Tokyo has always been a city of rivers.
Edo-era (1600’s) woodblock prints depict a Venetian world where goods were transported through the city by boat. Even the Yoshiwara ‘pleasure district’ was called the Floating World.
Apart from the stately Sumida flowing past Asakusa and into Tokyo Bay, where are all those little rivers today?
Many were diverted or channelled underground. The rest were controlled, clad in concrete to prevent the sort of floods that once plagued low lying areas. Most look more like drainage culverts than the rivers they actually are.

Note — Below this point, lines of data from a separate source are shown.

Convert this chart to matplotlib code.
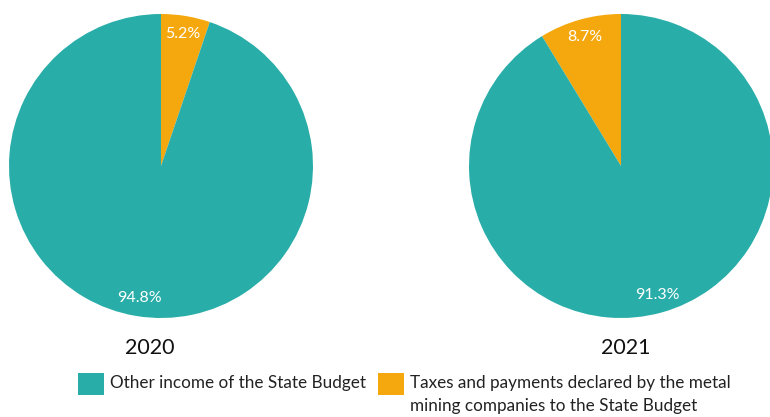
import matplotlib
matplotlib.use("Agg")
import matplotlib.pyplot as plt
from matplotlib.patches import Rectangle

plt.rcParams["font.family"] = ["Lato", "DejaVu Sans"]

# Share of State Budget income, per year (%)
years = ["2020", "2021"]
mining_share = [5.2, 8.7]
other_share = [94.8, 91.3]
labels = ["Other income of the State Budget",
          "Taxes and payments declared by the metal\nmining companies to the State Budget"]

teal = "#29ADA9"
orange = "#F5A80D"

W, H = 770, 417
fig = plt.figure(figsize=(W / 100, H / 100), dpi=100)
fig.patch.set_facecolor("white")

# pie boxes in pixels: left, bottom, size; year label x-offset
boxes = [(9, 99, 304, -11), (469, 99, 304, 5)]

for i, (yr, mine, other) in enumerate(zip(years, mining_share, other_share)):
    l, b, s, dx = boxes[i]
    ax = fig.add_axes([l / W, b / H, s / W, s / H])
    # 2020 runs clockwise, 2021 counter-clockwise, both from 12 o'clock
    ax.pie([mine, other], colors=[orange, teal], startangle=90,
           counterclock=(i == 1), radius=1.0,
           autopct=lambda p: f"{p:.1f}%", pctdistance=0.88,
           wedgeprops=dict(linewidth=0),
           textprops=dict(color="white", fontsize=11.5))
    ax.set_xlim(-1, 1)
    ax.set_ylim(-1, 1)
    ax.set_aspect("equal")
    fig.text((l + s / 2 + dx) / W, 1 - 348 / H, yr, fontsize=15.5,
             color="#111111", ha="center", va="center")

# legend: colour swatch + label, laid out in pixels
for x0, col, lab in [(78, teal, labels[0]), (378, orange, labels[1])]:
    fig.patches.append(Rectangle((x0 / W, 1 - 395 / H), 26 / W, 22 / H,
                                 transform=fig.transFigure, facecolor=col,
                                 edgecolor="none"))
    fig.text((x0 + 32) / W, 1 - 375 / H, lab, fontsize=12.3, color="#222222",
             ha="left", va="top", linespacing=1.5)

fig.savefig("out.png", dpi=100)
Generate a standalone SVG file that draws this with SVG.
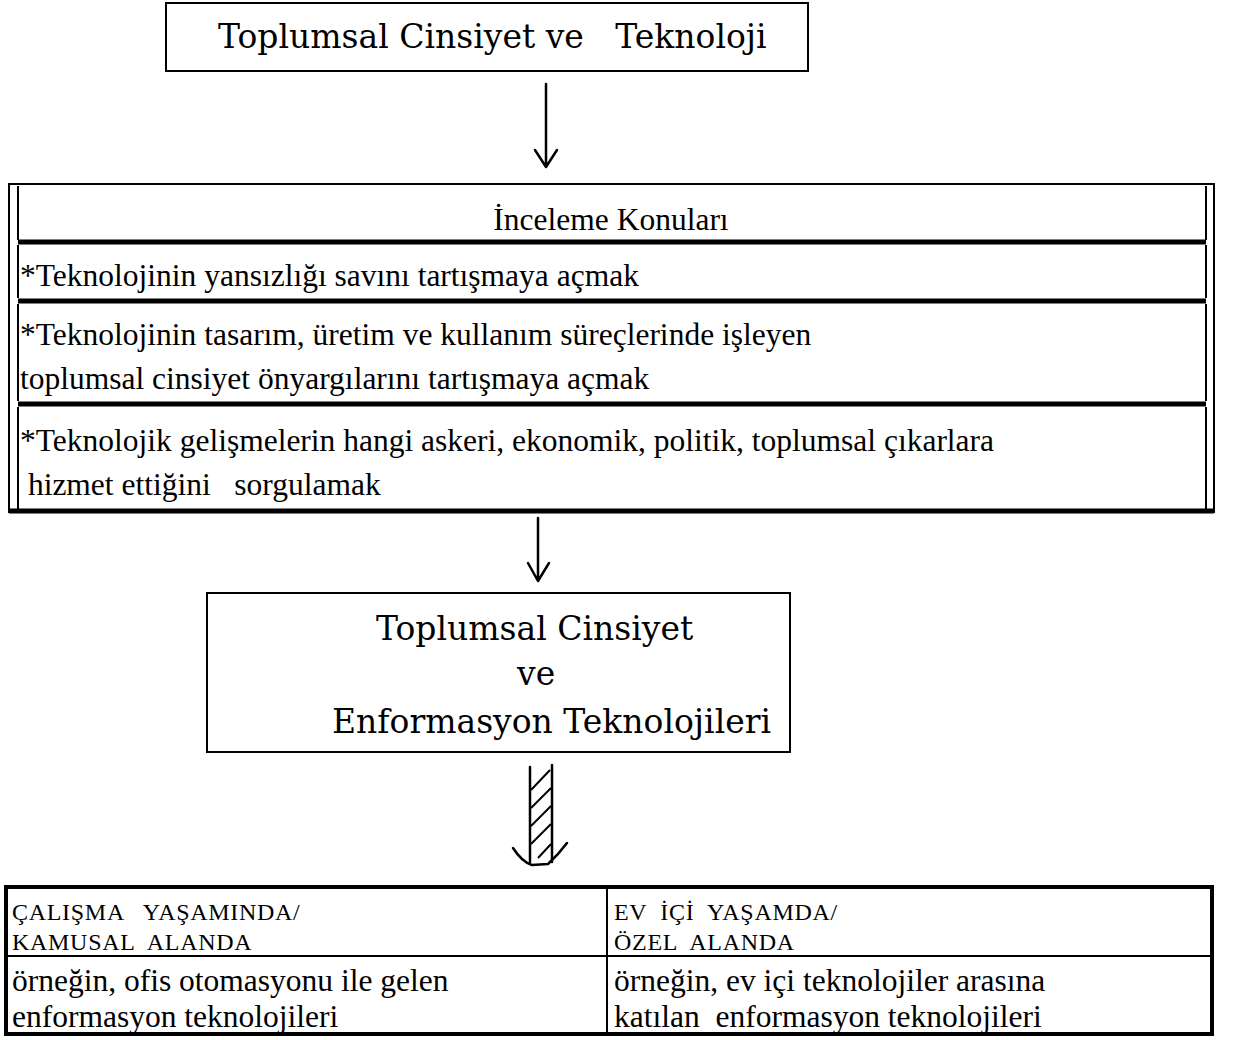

I’d been wondering for years about two particular rivers, the Kanda River that flows through canyons of buildings past Ochanomizu, and the Nihombashi River that I’d walked along so many times this year.
I finally had a chance to float down both of them last weekend. I put together a few photos and a couple videos to give you a sense of what they look like. It’s a hidden side of Tokyo that few visitors or residents ever see.
The journey began at a lovely riverside spot on the Sumida right next to Hamarikyu Gardens, previously the Tokugawa shogun’s private retreat.
We left the sheltered harbour at Takeshiba Waters and entered the Sumida River where it opens into Tokyo Bay.
I’d passed down a long stretch of the Sumida by ferry years ago, from Asakusa to a dock near the base of the Rainbow Bridge to the artificial island of Odaiba. The waterside view is fascinating, but it was of course the minor rivers that interested me.
When we first returned to Japan in February, my wife and I stayed in a short let apartment (a monthly mansion, in Japanese) near Kayabacho. I crossed a bridge over the Nihonbashi River, where it enters the Sumida, every time I went out. Sometimes I’d see a little working riverboat putting up it. I always wondered where that river led.
I sat up straighter when we turned to enter it, cruising under that same bridge and down the stretch of water I’d walked along so many times this year.
Beyond a second bridge, we encountered the elevated Metropolitan Expressway that we would travel beneath for most of the journey. In a city as congested as Tokyo, there wasn’t enough free space to build highways in 1962 and so they raised them up and followed the rivers.
I’d seen the massive pillars of the Inner Circular Route CI beneath one of the Shuto Expressway’s junctions near the Kayabacho neighbourhood where we stayed, and now we were drifting among them.
This special cruise was part of the Tokyo Architecture Festival, so naturally an architect was with us to explain each the dozens of bridges we passed under. Many were named for an industry that flourished in the neighbourhood we were passing through. These iron, steel, stone and concrete structures are themselves keys to history.
We carried reprints of an old map that showed Edo-era Tokyo — long before all those artificial islands were built with reclaimed land in the Bay — scattered with dense patterns of family crests, noting the main businesses associated with each clan.
The area inside what was then the outer defences of Edo Castle were packed dense with the crests of the daimyo who maintained households around the castle of the Tokugawa Shogun, spent every other year there, and left family members as hostages when they went back to their distant fiefs.
The area previously occupied by those daimyo is now the vicinity of Tokyo Station and Nihombashi, and the land where Edo Castle once stood is the Imperial Palace and gardens, a vast green space that is the world’s most valuable piece of real estate, worth more than the entire state of California during Japan’s economic bubble years of the 1980s.
After winding around the palace precincts, we made a sharp turn north to meet the Kanda River where it flows through a canyon of buildings towards the Sumida River and the sea.
Our route took us past the Tokyo Dome (the city’s baseball stadium), where cheerful fans fuelled by beer had just left after a game.
We also passed Ochanomizu railway station, a junction where three lines cross, prompting train spotters to line nearby bridges hoping to capture a shot of three trains passing simultaneously.
Here are a few more river views.
It all went by so quickly, and it left me curious to explore canals and rivers on the other side of the Sumida.
I hope these images give you a sense of a hidden side of this city.